SET EXERCISE: Transcribe all of the material below word for word and leave out its pictures.

MATERIAL PROVIDED:
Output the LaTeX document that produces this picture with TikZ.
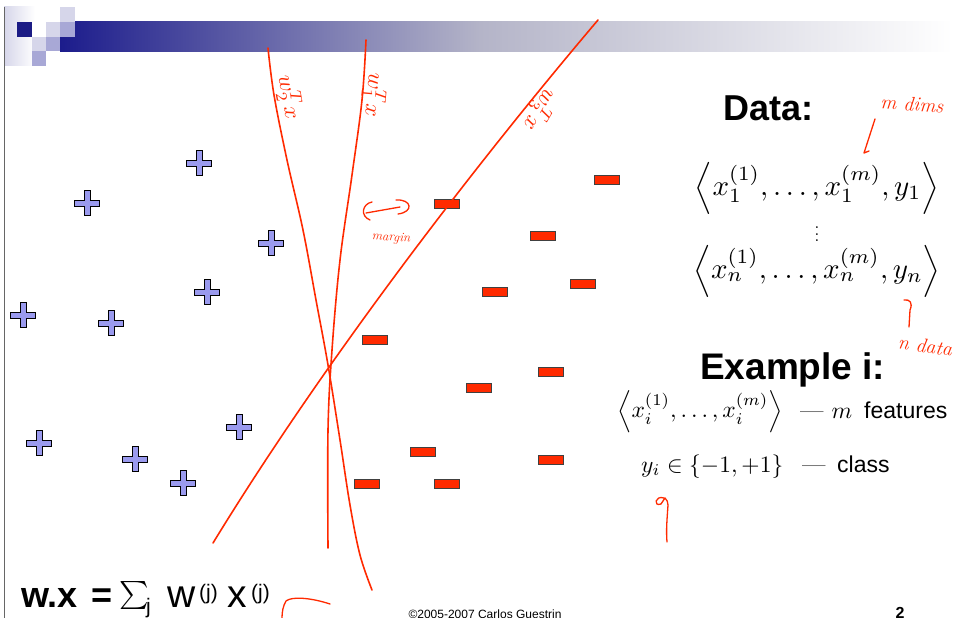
\documentclass[tikz,border=0pt]{standalone}
\usepackage{graphicx}
\usepackage{fontspec}
\setsansfont{Liberation Sans}
\definecolor{navy}{HTML}{1C1C8C}
\definecolor{barmid}{HTML}{B4B4C8}
\definecolor{lavL}{HTML}{D6D6EA}
\definecolor{lavM}{HTML}{A8A8D6}
\definecolor{plusfill}{HTML}{9A9AEE}
\definecolor{minusfill}{HTML}{FF2A00}
\definecolor{ink}{HTML}{FF2A00}
\tikzset{
  plusmark/.pic={\filldraw[fill=plusfill,draw=black,line width=0.9pt]
    (-3,-12.5) -- (3,-12.5) -- (3,-3) -- (12.5,-3) -- (12.5,3) -- (3,3) -- (3,12.5)
    -- (-3,12.5) -- (-3,3) -- (-12.5,3) -- (-12.5,-3) -- (-3,-3) -- cycle;},
  minusmark/.pic={\filldraw[fill=minusfill,draw=black!75,line width=0.9pt]
    (-12.5,-4.5) rectangle (12.5,4.5);},
  inkline/.style={draw=ink,line width=1.6pt,line cap=round,line join=round},
  inkthin/.style={draw=ink,line width=1.3pt,line cap=round,line join=round},
  hand/.style={text=ink,font=\itshape,inner sep=0pt},
  bigsans/.style={font=\sffamily\bfseries,inner sep=0pt},
  mathtxt/.style={inner sep=0pt},
  wxtxt/.style={anchor=base west,inner sep=0pt,font=\sffamily\fontsize{39}{42}\selectfont},
  suptxt/.style={anchor=base west,inner sep=0pt,font=\sffamily\fontsize{21}{23}\selectfont},
}
\begin{document}
\begin{tikzpicture}[x=1pt,y=-1pt]
\clip (0,0) rectangle (953,618);
\fill[white] (0,0) rectangle (953,618);
% header bar
\shade[left color=navy,right color=barmid] (60,22) rectangle (480,52);
\shade[left color=barmid,right color=white] (479.5,22) rectangle (953,52);
\shade[left color=lavL,right color=white] (4,7) rectangle (35,66);
\fill[white] (32,22) rectangle (60,37);
\fill[navy!95!black] (17,22) rectangle (32,37);
\fill[lavL] (60,7) rectangle (75,22);
\fill[lavL] (46,22) rectangle (60,37);
\fill[lavM] (60,22) rectangle (75,37);
\fill[lavL] (32,37) rectangle (46,51);
\fill[lavM] (46,37) rectangle (60,51);
\fill[lavM] (32,51) rectangle (46,66);
\draw[black!60,line width=1pt] (4,7) -- (4,618);
% plus points
\foreach \p in {(199,163),(87,203),(271,243),(207,292),(23,315),(111,323),(39,443),(135,459),(239,427),(183,483)}
  \pic at \p {plusmark};
% minus points
\foreach \p in {(607,180),(447,204),(543,236),(495,292),(583,284),(375,340),(551,372),(479,388),(423,452),(551,460),(367,484),(447,484)}
  \pic at \p {minusmark};
% separating lines
\draw[inkline] plot[smooth,tension=0.6] coordinates {(268,48) (274,95) (287,160) (303,230) (316,300) (328,365) (340,440) (350,505) (360,555) (372,590)};
\draw[inkline] plot[smooth,tension=0.6] coordinates {(366,40) (362,100) (352,175) (340,260) (332,350) (328,430) (328,548)};
\draw[inkline] (598,20) .. controls (475,165) and (325,360) .. (213,543);
% line labels
\node[hand,rotate=-80] (lw2) at (289,97) {\scalebox{2.3}{$w_2^T x$}};
\node[hand,rotate=-95] (lw1) at (374,95) {\scalebox{2.3}{$w_1^T x$}};
\node[hand,rotate=-120] (lw3) at (540,110) {\scalebox{2.3}{$w_3^T x$}};
% margin
\draw[inkthin] (372,202) .. controls (362,204) and (360,216) .. (370,220);
\draw[inkthin] (366,213) -- (400,207);
\draw[inkthin] (396,200) .. controls (412,199) and (414,212) .. (398,214);
\node[hand,font=\itshape\fontsize{13}{13}\selectfont,rotate=-4] (mg) at (391,238) {margin};
% right text
\node[bigsans,anchor=base west,font=\sffamily\bfseries\fontsize{36}{40}\selectfont] (data) at (723,120) {Data:};
\node[mathtxt] (row1) at (817,188) {\scalebox{2.9}{$\left\langle x_1^{(1)},\ldots,x_1^{(m)},y_1\right\rangle$}};
\node[mathtxt] (vd) at (817,229) {\scalebox{1.7}{$\vdots$}};
\node[mathtxt] (rown) at (817,271) {\scalebox{2.9}{$\left\langle x_n^{(1)},\ldots,x_n^{(m)},y_n\right\rangle$}};
\node[bigsans,anchor=base west,font=\sffamily\bfseries\fontsize{37}{40}\selectfont] (ex) at (700,379) {Example i:};
\node[mathtxt,anchor=west] (exf) at (617,412) {\scalebox{2.35}{$\left\langle x_i^{(1)},\ldots,x_i^{(m)}\right\rangle$}};
\node[mathtxt,anchor=base west] (fdash) at (800,418) {\scalebox{2.35}{--- $m$}};
\node[mathtxt,anchor=base west,font=\sffamily\fontsize{23}{26}\selectfont] (feat) at (864,418) {features};
\node[mathtxt,anchor=base west] (ycls) at (641,472) {\scalebox{2.35}{$y_i\in\{-1,+1\}$}};
\node[mathtxt,anchor=base west] (cdash) at (802,472) {\scalebox{2.35}{---}};
\node[mathtxt,anchor=base west,font=\sffamily\fontsize{23}{26}\selectfont] (cls) at (837,472) {class};
% handwritten notes on right
\node[hand,font=\itshape\fontsize{20}{20}\selectfont,rotate=-4] (mdims) at (912,104) {m dims};
\draw[inkthin] (875,119) -- (864,153) -- (869,151);
\node[hand,font=\itshape\fontsize{20}{20}\selectfont,rotate=-8,anchor=west] (ndata) at (898,342) {n data};
\draw[inkthin] (904,300) .. controls (910,299) and (913,303) .. (910,310) -- (909,327);
\draw[inkthin] (664,498) .. controls (655,495) and (653,507) .. (661,504) -- (665,498) .. controls (667,500) and (668,502) .. (668,505) .. controls (667,520) and (666,530) .. (667,542);
% bottom formula
\node[wxtxt,font=\sffamily\bfseries\fontsize{36}{40}\selectfont] (wdotx) at (21,607) {w.x};
\node[wxtxt,font=\sffamily\bfseries\fontsize{36}{40}\selectfont] (eq) at (91,607) {=};
\node[anchor=base west,inner sep=0pt] (sum) at (119,602) {\scalebox{2.8}{$\sum$}};
\node[suptxt] (sj) at (146,613) {j};
\node[wxtxt] (wj) at (167,607) {w};
\node[suptxt] (wsup) at (199,599) {(j)};
\node[wxtxt] (xj) at (227,607) {x};
\node[suptxt] (xsup) at (251,599) {(j)};
\draw[inkthin] (330,604) .. controls (312,598) and (292,596) .. (286,601) .. controls (283,606) and (282,612) .. (282,618);
\node[anchor=base,inner sep=0pt,font=\sffamily\fontsize{12}{12}\selectfont] (copy) at (485,618) {\textcopyright 2005-2007 Carlos Guestrin};
\node[anchor=base,inner sep=0pt,font=\sffamily\bfseries\fontsize{16}{16}\selectfont] (pg) at (900,618) {2};
\end{tikzpicture}
\end{document}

CORRECT RESULT:
Output the LaTeX document that produces this picture with TikZ.
\documentclass[tikz,border=0pt]{standalone}
\usepackage{graphicx}
\usepackage{fontspec}
\setsansfont{Liberation Sans}
\definecolor{navy}{HTML}{1C1C8C}
\definecolor{barmid}{HTML}{B4B4C8}
\definecolor{lavL}{HTML}{D6D6EA}
\definecolor{lavM}{HTML}{A8A8D6}
\definecolor{plusfill}{HTML}{9A9AEE}
\definecolor{minusfill}{HTML}{FF2A00}
\definecolor{ink}{HTML}{FF2A00}
\tikzset{
  plusmark/.pic={\filldraw[fill=plusfill,draw=black,line width=0.9pt]
    (-3,-12.5) -- (3,-12.5) -- (3,-3) -- (12.5,-3) -- (12.5,3) -- (3,3) -- (3,12.5)
    -- (-3,12.5) -- (-3,3) -- (-12.5,3) -- (-12.5,-3) -- (-3,-3) -- cycle;},
  minusmark/.pic={\filldraw[fill=minusfill,draw=black!75,line width=0.9pt]
    (-12.5,-4.5) rectangle (12.5,4.5);},
  inkline/.style={draw=ink,line width=1.6pt,line cap=round,line join=round},
  inkthin/.style={draw=ink,line width=1.3pt,line cap=round,line join=round},
  hand/.style={text=ink,font=\itshape,inner sep=0pt},
  bigsans/.style={font=\sffamily\bfseries,inner sep=0pt},
  mathtxt/.style={inner sep=0pt},
  wxtxt/.style={anchor=base west,inner sep=0pt,font=\sffamily\fontsize{39}{42}\selectfont},
  suptxt/.style={anchor=base west,inner sep=0pt,font=\sffamily\fontsize{21}{23}\selectfont},
}
\begin{document}
\begin{tikzpicture}[x=1pt,y=-1pt]
\clip (0,0) rectangle (953,618);
\fill[white] (0,0) rectangle (953,618);
% header bar
\shade[left color=navy,right color=barmid] (60,22) rectangle (480,52);
\shade[left color=barmid,right color=white] (479.5,22) rectangle (953,52);
\shade[left color=lavL,right color=white] (4,7) rectangle (35,66);
\fill[white] (32,22) rectangle (60,37);
\fill[navy!95!black] (17,22) rectangle (32,37);
\fill[lavL] (60,7) rectangle (75,22);
\fill[lavL] (46,22) rectangle (60,37);
\fill[lavM] (60,22) rectangle (75,37);
\fill[lavL] (32,37) rectangle (46,51);
\fill[lavM] (46,37) rectangle (60,51);
\fill[lavM] (32,51) rectangle (46,66);
\draw[black!60,line width=1pt] (4,7) -- (4,618);
% plus points
\foreach \p in {(199,163),(87,203),(271,243),(207,292),(23,315),(111,323),(39,443),(135,459),(239,427),(183,483)}
  \pic at \p {plusmark};
% minus points
\foreach \p in {(607,180),(447,204),(543,236),(495,292),(583,284),(375,340),(551,372),(479,388),(423,452),(551,460),(367,484),(447,484)}
  \pic at \p {minusmark};
% separating lines
\draw[inkline] plot[smooth,tension=0.6] coordinates {(268,48) (274,95) (287,160) (303,230) (316,300) (328,365) (340,440) (350,505) (360,555) (372,590)};
\draw[inkline] plot[smooth,tension=0.6] coordinates {(366,40) (362,100) (352,175) (340,260) (332,350) (328,430) (328,548)};
\draw[inkline] (598,20) .. controls (475,165) and (325,360) .. (213,543);
% line labels
\node[hand,rotate=-80] (lw2) at (289,97) {\scalebox{2.3}{$w_2^T x$}};
\node[hand,rotate=-95] (lw1) at (374,95) {\scalebox{2.3}{$w_1^T x$}};
\node[hand,rotate=-120] (lw3) at (540,110) {\scalebox{2.3}{$w_3^T x$}};
% margin
\draw[inkthin] (372,202) .. controls (362,204) and (360,216) .. (370,220);
\draw[inkthin] (366,213) -- (400,207);
\draw[inkthin] (396,200) .. controls (412,199) and (414,212) .. (398,214);
\node[hand,font=\itshape\fontsize{13}{13}\selectfont,rotate=-4] (mg) at (391,238) {margin};
% right text
\node[bigsans,anchor=base west,font=\sffamily\bfseries\fontsize{36}{40}\selectfont] (data) at (723,120) {Data:};
\node[mathtxt] (row1) at (817,188) {\scalebox{2.9}{$\left\langle x_1^{(1)},\ldots,x_1^{(m)},y_1\right\rangle$}};
\node[mathtxt] (vd) at (817,229) {\scalebox{1.7}{$\vdots$}};
\node[mathtxt] (rown) at (817,271) {\scalebox{2.9}{$\left\langle x_n^{(1)},\ldots,x_n^{(m)},y_n\right\rangle$}};
\node[bigsans,anchor=base west,font=\sffamily\bfseries\fontsize{37}{40}\selectfont] (ex) at (700,379) {Example i:};
\node[mathtxt,anchor=west] (exf) at (617,412) {\scalebox{2.35}{$\left\langle x_i^{(1)},\ldots,x_i^{(m)}\right\rangle$}};
\node[mathtxt,anchor=base west] (fdash) at (800,418) {\scalebox{2.35}{--- $m$}};
\node[mathtxt,anchor=base west,font=\sffamily\fontsize{23}{26}\selectfont] (feat) at (864,418) {features};
\node[mathtxt,anchor=base west] (ycls) at (641,472) {\scalebox{2.35}{$y_i\in\{-1,+1\}$}};
\node[mathtxt,anchor=base west] (cdash) at (802,472) {\scalebox{2.35}{---}};
\node[mathtxt,anchor=base west,font=\sffamily\fontsize{23}{26}\selectfont] (cls) at (837,472) {class};
% handwritten notes on right
\node[hand,font=\itshape\fontsize{20}{20}\selectfont,rotate=-4] (mdims) at (912,104) {m dims};
\draw[inkthin] (875,119) -- (864,153) -- (869,151);
\node[hand,font=\itshape\fontsize{20}{20}\selectfont,rotate=-8,anchor=west] (ndata) at (898,342) {n data};
\draw[inkthin] (904,300) .. controls (910,299) and (913,303) .. (910,310) -- (909,327);
\draw[inkthin] (664,498) .. controls (655,495) and (653,507) .. (661,504) -- (665,498) .. controls (667,500) and (668,502) .. (668,505) .. controls (667,520) and (666,530) .. (667,542);
% bottom formula
\node[wxtxt,font=\sffamily\bfseries\fontsize{36}{40}\selectfont] (wdotx) at (21,607) {w.x};
\node[wxtxt,font=\sffamily\bfseries\fontsize{36}{40}\selectfont] (eq) at (91,607) {=};
\node[anchor=base west,inner sep=0pt] (sum) at (119,602) {\scalebox{2.8}{$\sum$}};
\node[suptxt] (sj) at (146,613) {j};
\node[wxtxt] (wj) at (167,607) {w};
\node[suptxt] (wsup) at (199,599) {(j)};
\node[wxtxt] (xj) at (227,607) {x};
\node[suptxt] (xsup) at (251,599) {(j)};
\draw[inkthin] (330,604) .. controls (312,598) and (292,596) .. (286,601) .. controls (283,606) and (282,612) .. (282,618);
\node[anchor=base,inner sep=0pt,font=\sffamily\fontsize{12}{12}\selectfont] (copy) at (485,618) {\textcopyright 2005-2007 Carlos Guestrin};
\node[anchor=base,inner sep=0pt,font=\sffamily\bfseries\fontsize{16}{16}\selectfont] (pg) at (900,618) {2};
\end{tikzpicture}
\end{document}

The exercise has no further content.